И с подарками не обламываюсь. У меня сынуля — креативит дай Бог каждому так. То на куске фанеры, размером полтора на полтора метра, выжигает мой облик с натписью «Я тебя люблю» (называецца картина «Милой мамочки партрет». Я там немножко лысовата, с одним ухом, в котором висит серёжка размером с лошадиный хуй (формой тоже похожа), покрыта сине-зелёными прыщами (сын у меня реалист, рисовал с натуры, а у меня за три дня до начала критических дней завсегда харя цветёт) и улыбаюсь беззубым ртом), то вырежет из куска обоев двухметровую ромашку, и я потом три дня думаю куда её присобачить…

В общем, мальчиком я своим горжусь сильно, но в прошлом году сынуля меня подставил.

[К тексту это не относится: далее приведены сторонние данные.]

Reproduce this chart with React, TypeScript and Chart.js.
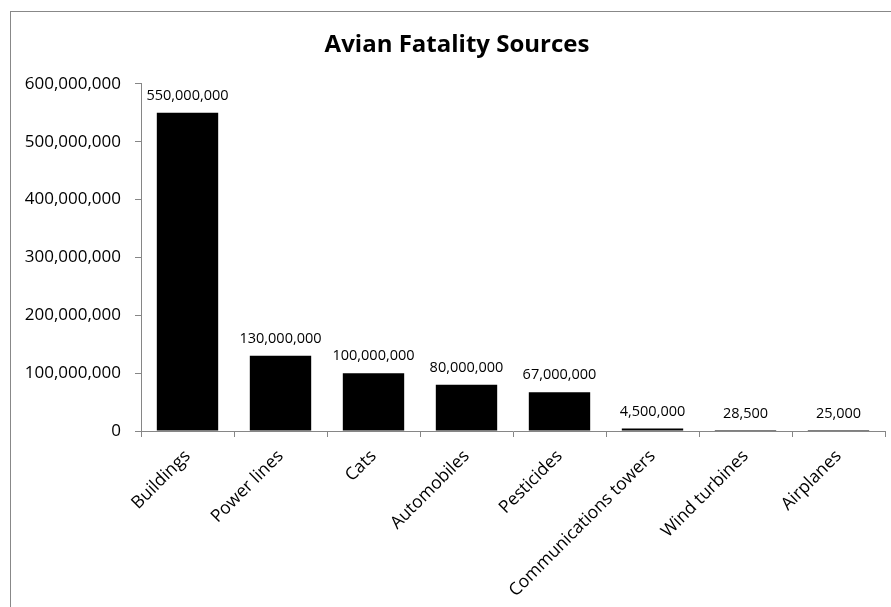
import React, { useEffect, useRef } from "react";
import { Chart, registerables } from "chart.js";

Chart.register(...registerables);

const categories = [
  "Buildings",
  "Power lines",
  "Cats",
  "Automobiles",
  "Pesticides",
  "Communications towers",
  "Wind turbines",
  "Airplanes",
];
const fatalities = [550000000, 130000000, 100000000, 80000000, 67000000, 4500000, 28500, 25000];
const yTicks = [0, 100000000, 200000000, 300000000, 400000000, 500000000, 600000000];
const titleText = "Avian Fatality Sources";

const FONT = "'Open Sans', sans-serif";
const TITLE_SIZE = 24;
const fmt = (v: number) => v.toLocaleString("en-US");

const dataLabels = {
  id: "dataLabels",
  afterDatasetsDraw(chart: any) {
    const ctx = chart.ctx;
    const meta = chart.getDatasetMeta(0);
    ctx.save();
    ctx.font = `14.5px ${FONT}`;
    ctx.fillStyle = "#000";
    ctx.textAlign = "center";
    ctx.textBaseline = "middle";
    meta.data.forEach((bar: any, i: number) => {
      ctx.fillText(fmt(fatalities[i]), bar.x, bar.y - 17);
    });
    ctx.restore();
  },
};

// Title centred on the whole chart frame (which extends past the right edge)
const centredTitle = {
  id: "centredTitle",
  afterDraw(chart: any) {
    const ctx = chart.ctx;
    const tb = chart.titleBlock;
    const y = (tb ? tb.top + 28 + (TITLE_SIZE * 1.2) / 2 : 43) + 3;
    ctx.save();
    ctx.font = `bold ${TITLE_SIZE}px ${FONT}`;
    ctx.fillStyle = "#000";
    ctx.textAlign = "center";
    ctx.textBaseline = "middle";
    ctx.fillText(titleText, chart.width / 2, y);
    ctx.restore();
  },
};

export default function App() {
  const ref = useRef<HTMLCanvasElement>(null);
  useEffect(() => {
    if (!ref.current) return;
    const chart = new Chart(ref.current, {
      type: "bar",
      data: {
        labels: categories,
        datasets: [
          {
            data: fatalities,
            backgroundColor: "#000",
            borderWidth: 0,
            categoryPercentage: 1,
            barPercentage: 0.66,
          },
        ],
      },
      options: {
        responsive: false,
        animation: false,
        layout: { padding: { left: 0, right: 29, top: 0, bottom: 0 } },
        plugins: {
          legend: { display: false },
          tooltip: { enabled: false },
          title: {
            display: true,
            text: titleText,
            color: "rgba(0,0,0,0)",
            font: { family: FONT, size: TITLE_SIZE, weight: "bold", lineHeight: 1.2 },
            padding: { top: 28, bottom: 27 },
          },
        },
        scales: {
          x: {
            grid: {
              display: true,
              drawOnChartArea: false,
              drawTicks: true,
              tickLength: 6,
              color: "#868686",
              offset: true,
            },
            border: { display: true, color: "#868686" },
            ticks: {
              color: "#000",
              font: { family: FONT, size: 17.5 },
              minRotation: 45,
              maxRotation: 45,
              autoSkip: false,
              padding: 9,
            },
            afterFit: (s: any) => {
              s.height = 176;
            },
          },
          y: {
            min: 0,
            max: 600000000,
            afterBuildTicks: (s: any) => {
              s.ticks = yTicks.map((v) => ({ value: v }));
            },
            grid: {
              display: true,
              drawOnChartArea: false,
              drawTicks: true,
              tickLength: 6,
              color: "#868686",
            },
            border: { display: true, color: "#868686" },
            ticks: {
              color: "#000",
              font: { family: FONT, size: 17 },
              padding: 14,
              callback: (v: any) => fmt(Number(v)),
            },
            afterFit: (s: any) => {
              s.width = 141;
            },
          },
        },
      },
      plugins: [dataLabels, centredTitle],
    });
    return () => chart.destroy();
  }, []);

  return (
    <div
      style={{
        position: "fixed",
        left: 0,
        top: 0,
        width: 891,
        height: 607,
        overflow: "hidden",
        background: "#fff",
      }}
    >
      <div
        style={{
          position: "absolute",
          left: 10,
          top: 11,
          width: 2000,
          height: 2000,
          border: "1px solid #888",
        }}
      />
      <canvas
        ref={ref}
        width={914}
        height={607}
        style={{ position: "absolute", left: 0, top: 0, width: 914, height: 607 }}
      />
    </div>
  );
}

Сильно подставил. Капитально так.

Всем известно, что в любом учреждении Восьмое Марта отмечают седьмого числа. Школа — тоже не исключение. Всё как положено: празничный концерт, мальчики дарят девочкам хуйню разную, а родители, тряся целлюлитом, быстро сдвигают в классе парты, и накрывают детям поляну. Для чаепития. Ну там, пирожёнки всякие покупают заранее, печеньки и прочие ириски.

Честно скажу — не люблю я такие мероприятия. Стою как овца в углу, скучаю, и ничего не делаю. Потому как ко мне у родителького комитету давно доверия нет. На мне крест поставили ещё три года назад, когда я на родительское собрание припиздячила в рваных джинсах с натписью ЖОПА на жопе, и в майке с неприличным словом ЙУХ. Ну, ступила, ну, не подумала — с кем не бывает…. Однако, меня в школе не любят, и за маму не считают.

В общем, это я к тому, что для меня походы на вот такие опен-эйры — это пиздец какая каторга. Только за ради сына хожу. Чтоб, значит, спиктакли с ево участием посмотреть. Кстати, мне кажецца, что моего мальчега в школе тоже не любят. Иначе, почему ему вечно достаюцца роли каких-то гномиков-уёбков, зайчиков в розовых блёстках, а один раз он изображал грязного падонка, которого атпиздили какие-то типа атличники строевой подготовки, хором распевая незатейливую песенку типа «Ты ленивый уебан! Это стыд, позор, и срам! Быстро жопу ты подмой — будешь бля пиздец ковбой!»? Что-то типа так. Там всё складно было, но я уже не помню.

Ну вот. Значит, на календаре — шестое марта. Одиннадцать часов вечера. Я, чотам греха таить, собралась бездуховно поебацца с бойфрендом Димой, пользуясь тем, что сын остался у своей бабки, которая, в свою очередь, была намерена жостко дрочить Андрюшу на предмет знания своих реплик в очередном гомо-педо-спектакле.

Уж и Дима пришол, и я уж обрядилась в традиционный пеньюар для ебли, и всё уж шло к тому, что меня щас отпользуют в позе пьющево оленя, но вдруг зазвонил телефон.

Я, не глядя на определитель номера, схватила трупку, и вежливо в неё спросила:

— У кого, бля, руки под хуй заточены?

Ну, понятно ж, что нормальные люди в одинаццать вечера на домашний звонить не будут. Для этого мобильник есть. Значит, у кого-то мухи в руках ибуцца, и они куда-то не в ту кнопочку тыцнули.

— У меня… — раздался из трупки смущённый голос сына, а я густо покраснела. — Мам, у меня на мобиле бапки кончились, ты извини, што домой звоню…

Я прям умилилась. Ну, до чего ш воспитанный у миня рыбёнок! Весь в папу, слава Богу.

— Ничего, — отвечаю, — чо надо, сыночек? Бабушка достала? Послать её надо? Это ж мы запросто!

— Нет… — всё ещё стисняецца отпрыск, и тихо добавляет: — Ты миня убьёш.

И тут мне стало страшно. До того момента убить Дюшеса мне хотелось тока один рас. Когда мне позвонили из школы на работу, попали на директора, и заорали тому в ухо: «Передайте Раевской, што ей песдец! Её сын-сукабля, пырнул ножом аднакласснега!».

Нет, вам никогда не проникнуцца той гаммой чуфств, в кою окунулась я, пока неслась с работы домой, рисуя в своём воображении труп семилетнево рибёнка, который венчает горка дымящихся кишок. А у трупа сидит мой голубоглазый сынуля, и аццки хохочет.

Это песдец, скажу я вам.

Вот тогда мне в первый и в последний раз в жызни хотелось убить сопственного сына.